One concern about getting care to everyone infected with the hepatitis C virus has been that there are not enough medical specialists to provide that care.

But in a preliminary study results presented today at the International Liver Conference in Barcelona, researchers said it does not take a specialist to administer that care.

In fact, in a population of mostly middle-aged black men who used two federally qualified health centers in Washington, DC., patients who saw nurse practitioners were the mostly likely to complete treatment.
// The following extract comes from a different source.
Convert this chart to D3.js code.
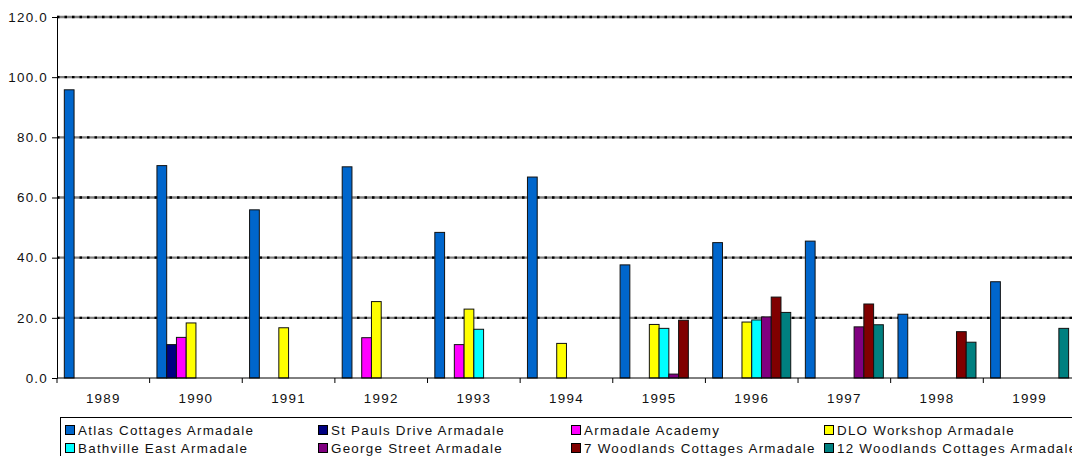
<!DOCTYPE html>
<html><head><meta charset="utf-8">
<script src="https://cdn.jsdelivr.net/npm/d3@7"></script>
<style>
body{margin:0;background:#fff;}
svg{display:block;font-family:"Liberation Sans",Arial,sans-serif;}
</style></head><body>
<svg id="chart" width="1072" height="456"></svg>
<script>
const years = ["1989","1990","1991","1992","1993","1994","1995","1996","1997","1998","1999"];
const seriesNames = ["Atlas Cottages Armadale","St Pauls Drive Armadale","Armadale Academy","DLO Workshop Armadale","Bathville East Armadale","George Street Armadale","7 Woodlands Cottages Armadale","12 Woodlands Cottages Armadale"];
const seriesColors = ["#0066CC","#000080","#FF00FF","#FFFF00","#00FFFF","#800080","#800000","#008080"];
const atlas      = [95.8,70.6,55.9,70.2,48.4,66.8,37.6,45.0,45.5,21.2,32.0];
const stPauls    = [null,11.1,null,null,null,null,null,null,null,null,null];
const academy    = [null,13.5,null,13.4,11.1,null,null,null,null,null,null];
const dlo        = [null,18.3,16.7,25.4,22.9,11.5,17.8,18.6,null,null,null];
const bathville  = [null,null,null,null,16.2,null,16.5,19.3,null,null,null];
const george     = [null,null,null,null,null,null,1.3,20.3,17.0,null,null];
const woodlands7 = [null,null,null,null,null,null,19.2,26.9,24.6,15.4,null];
const woodlands12= [null,null,null,null,null,null,null,21.8,17.7,11.9,16.5];
const yTicks = [0,20,40,60,80,100,120];
const seriesValues = [atlas,stPauls,academy,dlo,bathville,george,woodlands7,woodlands12];

(function(){
const svg = d3.select("#chart");
const mLeft = 57, mTop = 17, mBottom = 378, bandW = 92.63;
const mRight = mLeft + bandW*years.length;
const FS = 13.4, LS = "1.25px";

const x0 = d3.scaleBand().domain(years).range([mLeft,mRight]).paddingInner(0).paddingOuter(0);
const groupW = bandW*8/9.5;
const x1 = d3.scaleBand().domain(d3.range(8)).range([0,groupW]);
const y = d3.scaleLinear().domain([0,120]).range([mBottom,mTop]);

// gridlines
const grid = svg.append("g");
yTicks.filter(t=>t>0).forEach(t=>{
  grid.append("line").attr("x1",mLeft).attr("x2",mRight).attr("y1",y(t)).attr("y2",y(t))
    .attr("stroke","#808080").attr("stroke-width",2.4);
  grid.append("line").attr("x1",mLeft).attr("x2",mRight).attr("y1",y(t)).attr("y2",y(t))
    .attr("stroke","#000").attr("stroke-width",2.4).attr("stroke-dasharray","2.5,5");
});

// bars
const data = [];
years.forEach((yr,i)=>{
  seriesValues.forEach((arr,s)=>{
    if(arr[i]!=null) data.push({yr, s, v:arr[i]});
  });
});
svg.append("g").selectAll("rect").data(data).join("rect")
  .attr("x",d=>x0(d.yr)+(bandW-groupW)/2+x1(d.s))
  .attr("y",d=>y(d.v))
  .attr("width",x1.bandwidth())
  .attr("height",d=>y(0)-y(d.v))
  .attr("fill",d=>seriesColors[d.s])
  .attr("stroke","#111").attr("stroke-width",1);

// y axis
const yAxis = d3.axisLeft(y).tickValues(yTicks).tickFormat(d3.format(".1f")).tickSize(5).tickPadding(4);
const yg = svg.append("g").attr("transform",`translate(${mLeft},0)`).call(yAxis);
yg.select(".domain").attr("stroke","#000");
yg.selectAll(".tick line").attr("stroke","#000");
yg.selectAll("text").attr("font-size",FS).attr("letter-spacing",LS).attr("fill","#111")
  .attr("font-family","'Liberation Sans',Arial,sans-serif");

// x axis
const xg = svg.append("g").attr("transform",`translate(0,${mBottom})`);
xg.append("line").attr("x1",mLeft).attr("x2",mRight).attr("stroke","#000");
const tickPos = d3.range(years.length+1).map(i=>mLeft+i*bandW);
xg.selectAll("line.t").data(tickPos).join("line").attr("class","t")
  .attr("x1",d=>d).attr("x2",d=>d).attr("y1",0).attr("y2",5).attr("stroke","#000");
xg.selectAll("text").data(years).join("text")
  .attr("x",d=>x0(d)+bandW/2).attr("y",25).attr("text-anchor","middle")
  .attr("font-size",FS).attr("letter-spacing",LS).attr("fill","#111").text(d=>d);

// legend
const lg = svg.append("g");
lg.append("rect").attr("x",60.5).attr("y",417.5).attr("width",1030).attr("height",60)
  .attr("fill","#fff").attr("stroke","#000");
const colX = [65,318,571,824];
seriesNames.forEach((n,i)=>{
  const cx = colX[i%4], cy = i<4 ? 425 : 443;
  lg.append("rect").attr("x",cx+0.5).attr("y",cy+0.5).attr("width",9).attr("height",9)
    .attr("fill",seriesColors[i]).attr("stroke","#000");
  lg.append("text").attr("x",cx+13).attr("y",cy+10).attr("font-size",FS)
    .attr("letter-spacing",LS).attr("fill","#111").text(n);
});
})();
</script>
</body></html>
Discussing the preliminary results of the trial known as ASCEND this morning at a news conference, Sarah Kattachuzy, MD, of the Institute of Human Virology at the University of Maryland said the common belief is that “despite HCV advances there have been concerns about the care continuum,“ specifically that there are not enough infectious disease or hepatology specialists to treat all patients who could benefit from direct-acting antivirals.

That's not so, Kattachuzy said, because it doesn't take a specialist to treat patients with DAAs.

Her team enrolled 600 Medicaid patients with HCV in an urban, medically underserved neighborhood. All began treatment from either a specialist, a primary care provider, or a nurse practitioner. Some were co-infected with HIV.

The results presented today were based on 409 of those patients. The study is ongoing.

All practitioners in the study had received three hours of training in administering DAAs, she said.

Patients got ledipasvir and sofosbuvir. The primary outcome was having their HCV viral load drop below a level that could be quantified at 12 weeks.

All patients who completed treatment achieved that sustained viral response.

Attendance tended to drop off as the study continued. “Patients felt better so some stopped coming,” Kattachuzy said.

The patients who saw nurse practitioners had the highest rate of attendance with 81.5% completing treatment, compared to 76.8% for those who saw primary care providers, and 63.8% of those who saw specialists.

“HCV infection is a sensitive personal thing,” Kattachuzy said, discussing the study in an interview, and they may well feel a bond with the nurses that they do not readily feel with specialists. "The patient-provider relationship is important” she added and when patients feel comfortable talking to that provider they are more likely to keep coming back.

There were 18 patients who did not complete the study, most because they simply stopped coming to appointments. Some had adverse events unrelated to treatment and there were three deaths, also unrelated to treatment.

“The ASCEND model demonstrates that HCV treatment administered independently by non-specialist providers is safe and equally effective to that observed with experienced specialists, inclusive of challenging subpopulations of the epidemic, and within the largest black cohort described to date,” the team concluded in their report.

If scaled up, the approach of using non-specialists could “significantly expand the scale of HCV therapy and bridge existing gaps in the hepatitis C care cascade.”